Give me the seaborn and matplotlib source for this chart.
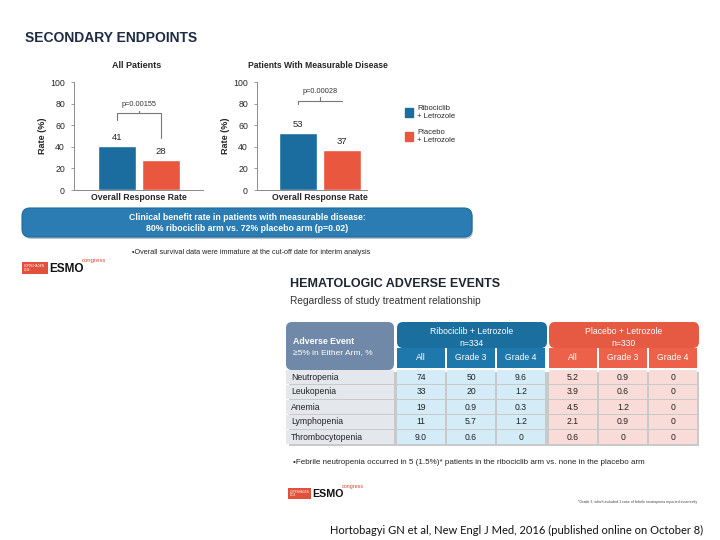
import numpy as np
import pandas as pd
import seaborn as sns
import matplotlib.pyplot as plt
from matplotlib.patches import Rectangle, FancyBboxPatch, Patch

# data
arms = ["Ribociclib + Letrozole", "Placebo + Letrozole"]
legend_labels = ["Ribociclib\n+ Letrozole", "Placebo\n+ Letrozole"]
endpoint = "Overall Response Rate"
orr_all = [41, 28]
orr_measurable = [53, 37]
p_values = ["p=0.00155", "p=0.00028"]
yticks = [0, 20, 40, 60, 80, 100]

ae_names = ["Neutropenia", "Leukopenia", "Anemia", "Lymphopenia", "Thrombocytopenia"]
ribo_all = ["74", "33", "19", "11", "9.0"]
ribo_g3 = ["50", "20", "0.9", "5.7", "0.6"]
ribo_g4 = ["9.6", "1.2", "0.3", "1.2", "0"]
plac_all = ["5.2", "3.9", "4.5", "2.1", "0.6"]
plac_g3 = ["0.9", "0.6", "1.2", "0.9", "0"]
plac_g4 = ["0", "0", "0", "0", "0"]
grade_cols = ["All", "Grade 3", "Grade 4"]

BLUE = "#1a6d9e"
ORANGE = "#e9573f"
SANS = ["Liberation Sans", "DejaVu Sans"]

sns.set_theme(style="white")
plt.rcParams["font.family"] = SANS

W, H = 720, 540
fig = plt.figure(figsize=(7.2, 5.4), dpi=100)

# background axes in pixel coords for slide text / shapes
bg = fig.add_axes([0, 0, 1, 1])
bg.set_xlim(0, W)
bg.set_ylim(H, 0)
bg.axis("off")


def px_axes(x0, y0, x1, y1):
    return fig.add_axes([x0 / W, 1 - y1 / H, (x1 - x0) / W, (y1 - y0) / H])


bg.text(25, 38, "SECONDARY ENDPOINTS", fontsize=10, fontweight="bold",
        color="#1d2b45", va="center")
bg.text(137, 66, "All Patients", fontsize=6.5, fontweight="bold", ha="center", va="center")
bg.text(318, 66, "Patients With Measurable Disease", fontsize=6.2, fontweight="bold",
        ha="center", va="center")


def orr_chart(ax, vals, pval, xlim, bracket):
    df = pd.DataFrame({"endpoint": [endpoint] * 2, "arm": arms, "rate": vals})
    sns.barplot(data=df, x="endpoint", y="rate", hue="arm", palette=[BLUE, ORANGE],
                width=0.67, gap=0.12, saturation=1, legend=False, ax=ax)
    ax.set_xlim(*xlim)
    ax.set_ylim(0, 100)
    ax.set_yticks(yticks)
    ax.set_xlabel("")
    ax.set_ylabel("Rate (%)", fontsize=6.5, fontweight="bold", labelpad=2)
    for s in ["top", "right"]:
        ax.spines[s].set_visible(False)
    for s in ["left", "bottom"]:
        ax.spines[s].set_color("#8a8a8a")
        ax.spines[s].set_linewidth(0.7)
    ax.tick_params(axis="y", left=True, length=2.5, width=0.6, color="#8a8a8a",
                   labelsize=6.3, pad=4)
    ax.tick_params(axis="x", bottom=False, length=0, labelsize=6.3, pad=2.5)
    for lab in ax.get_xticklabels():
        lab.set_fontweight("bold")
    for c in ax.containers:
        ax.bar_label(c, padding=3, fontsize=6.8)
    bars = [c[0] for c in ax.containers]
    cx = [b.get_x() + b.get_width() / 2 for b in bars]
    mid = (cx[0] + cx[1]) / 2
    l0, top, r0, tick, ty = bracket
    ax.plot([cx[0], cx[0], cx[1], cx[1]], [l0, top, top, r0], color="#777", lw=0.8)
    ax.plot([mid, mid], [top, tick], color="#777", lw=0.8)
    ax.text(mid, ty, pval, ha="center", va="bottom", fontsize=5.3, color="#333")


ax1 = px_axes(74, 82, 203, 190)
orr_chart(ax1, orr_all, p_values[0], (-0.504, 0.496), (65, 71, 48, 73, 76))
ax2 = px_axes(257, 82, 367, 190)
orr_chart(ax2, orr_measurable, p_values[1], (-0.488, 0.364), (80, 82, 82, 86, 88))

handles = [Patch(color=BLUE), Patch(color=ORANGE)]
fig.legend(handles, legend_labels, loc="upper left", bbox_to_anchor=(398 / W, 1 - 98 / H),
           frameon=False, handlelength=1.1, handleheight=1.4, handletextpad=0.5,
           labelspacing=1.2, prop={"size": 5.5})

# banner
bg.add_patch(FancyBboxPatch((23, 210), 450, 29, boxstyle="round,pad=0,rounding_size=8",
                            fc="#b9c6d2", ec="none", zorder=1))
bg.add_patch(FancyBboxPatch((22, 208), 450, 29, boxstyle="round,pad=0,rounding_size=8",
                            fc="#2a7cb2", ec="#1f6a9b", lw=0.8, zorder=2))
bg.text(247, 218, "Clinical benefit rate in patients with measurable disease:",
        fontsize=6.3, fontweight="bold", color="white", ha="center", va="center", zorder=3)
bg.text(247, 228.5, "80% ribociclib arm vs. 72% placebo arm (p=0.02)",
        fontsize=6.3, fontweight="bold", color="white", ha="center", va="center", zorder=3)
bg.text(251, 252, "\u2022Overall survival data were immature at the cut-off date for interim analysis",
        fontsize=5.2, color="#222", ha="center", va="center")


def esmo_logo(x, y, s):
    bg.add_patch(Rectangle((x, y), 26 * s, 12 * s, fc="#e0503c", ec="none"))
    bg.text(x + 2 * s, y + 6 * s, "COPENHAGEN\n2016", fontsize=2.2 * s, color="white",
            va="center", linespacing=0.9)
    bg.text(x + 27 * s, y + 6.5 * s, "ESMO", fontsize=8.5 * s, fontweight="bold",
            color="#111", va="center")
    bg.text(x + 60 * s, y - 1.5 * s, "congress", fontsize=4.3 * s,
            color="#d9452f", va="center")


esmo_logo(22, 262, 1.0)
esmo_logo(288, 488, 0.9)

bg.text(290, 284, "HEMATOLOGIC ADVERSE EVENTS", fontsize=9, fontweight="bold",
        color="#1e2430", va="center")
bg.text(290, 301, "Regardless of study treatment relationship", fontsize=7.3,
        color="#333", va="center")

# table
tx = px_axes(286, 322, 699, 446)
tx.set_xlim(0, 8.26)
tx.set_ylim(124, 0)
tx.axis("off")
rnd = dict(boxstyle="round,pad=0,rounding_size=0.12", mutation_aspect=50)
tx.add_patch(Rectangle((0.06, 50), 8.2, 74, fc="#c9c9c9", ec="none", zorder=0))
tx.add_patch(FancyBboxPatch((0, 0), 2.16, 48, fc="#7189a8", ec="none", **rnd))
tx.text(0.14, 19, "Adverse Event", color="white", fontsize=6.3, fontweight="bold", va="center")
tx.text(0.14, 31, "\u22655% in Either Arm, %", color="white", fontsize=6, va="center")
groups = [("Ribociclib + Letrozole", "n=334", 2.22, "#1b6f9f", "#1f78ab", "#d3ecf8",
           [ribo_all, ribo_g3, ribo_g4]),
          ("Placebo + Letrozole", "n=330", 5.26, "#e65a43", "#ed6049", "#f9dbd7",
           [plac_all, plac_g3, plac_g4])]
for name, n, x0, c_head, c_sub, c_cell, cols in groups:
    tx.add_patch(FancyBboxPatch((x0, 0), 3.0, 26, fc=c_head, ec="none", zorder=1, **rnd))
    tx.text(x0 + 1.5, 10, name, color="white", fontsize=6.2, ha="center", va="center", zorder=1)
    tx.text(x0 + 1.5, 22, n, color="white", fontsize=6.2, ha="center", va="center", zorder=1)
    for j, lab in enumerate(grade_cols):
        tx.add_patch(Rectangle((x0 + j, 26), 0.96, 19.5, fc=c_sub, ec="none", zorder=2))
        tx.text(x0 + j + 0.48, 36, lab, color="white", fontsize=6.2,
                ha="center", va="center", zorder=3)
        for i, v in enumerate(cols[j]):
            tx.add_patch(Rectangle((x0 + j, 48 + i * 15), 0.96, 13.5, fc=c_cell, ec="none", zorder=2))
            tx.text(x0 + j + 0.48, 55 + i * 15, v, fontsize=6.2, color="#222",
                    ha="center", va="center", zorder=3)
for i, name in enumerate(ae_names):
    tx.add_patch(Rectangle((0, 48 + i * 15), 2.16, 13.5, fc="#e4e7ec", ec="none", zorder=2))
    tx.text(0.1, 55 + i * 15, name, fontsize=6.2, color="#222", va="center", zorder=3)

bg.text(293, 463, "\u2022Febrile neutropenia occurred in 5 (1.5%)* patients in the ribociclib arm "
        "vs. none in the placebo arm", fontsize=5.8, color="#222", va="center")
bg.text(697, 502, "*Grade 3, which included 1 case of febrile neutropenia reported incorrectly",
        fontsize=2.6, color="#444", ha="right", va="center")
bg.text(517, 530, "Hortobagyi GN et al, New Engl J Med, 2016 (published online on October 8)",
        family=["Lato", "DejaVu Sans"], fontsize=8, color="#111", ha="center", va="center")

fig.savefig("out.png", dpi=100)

[EXERCISE DETAILS]
Starting with the first line of the data above and ending with the line containing "yticks = [0, 20, 40, 60, 80, 100]", please restate every line exactly, leaving images out.

[ANSWER TO THIS TASK]
Give me the seaborn and matplotlib source for this chart.
import numpy as np
import pandas as pd
import seaborn as sns
import matplotlib.pyplot as plt
from matplotlib.patches import Rectangle, FancyBboxPatch, Patch

# data
arms = ["Ribociclib + Letrozole", "Placebo + Letrozole"]
legend_labels = ["Ribociclib\n+ Letrozole", "Placebo\n+ Letrozole"]
endpoint = "Overall Response Rate"
orr_all = [41, 28]
orr_measurable = [53, 37]
p_values = ["p=0.00155", "p=0.00028"]
yticks = [0, 20, 40, 60, 80, 100]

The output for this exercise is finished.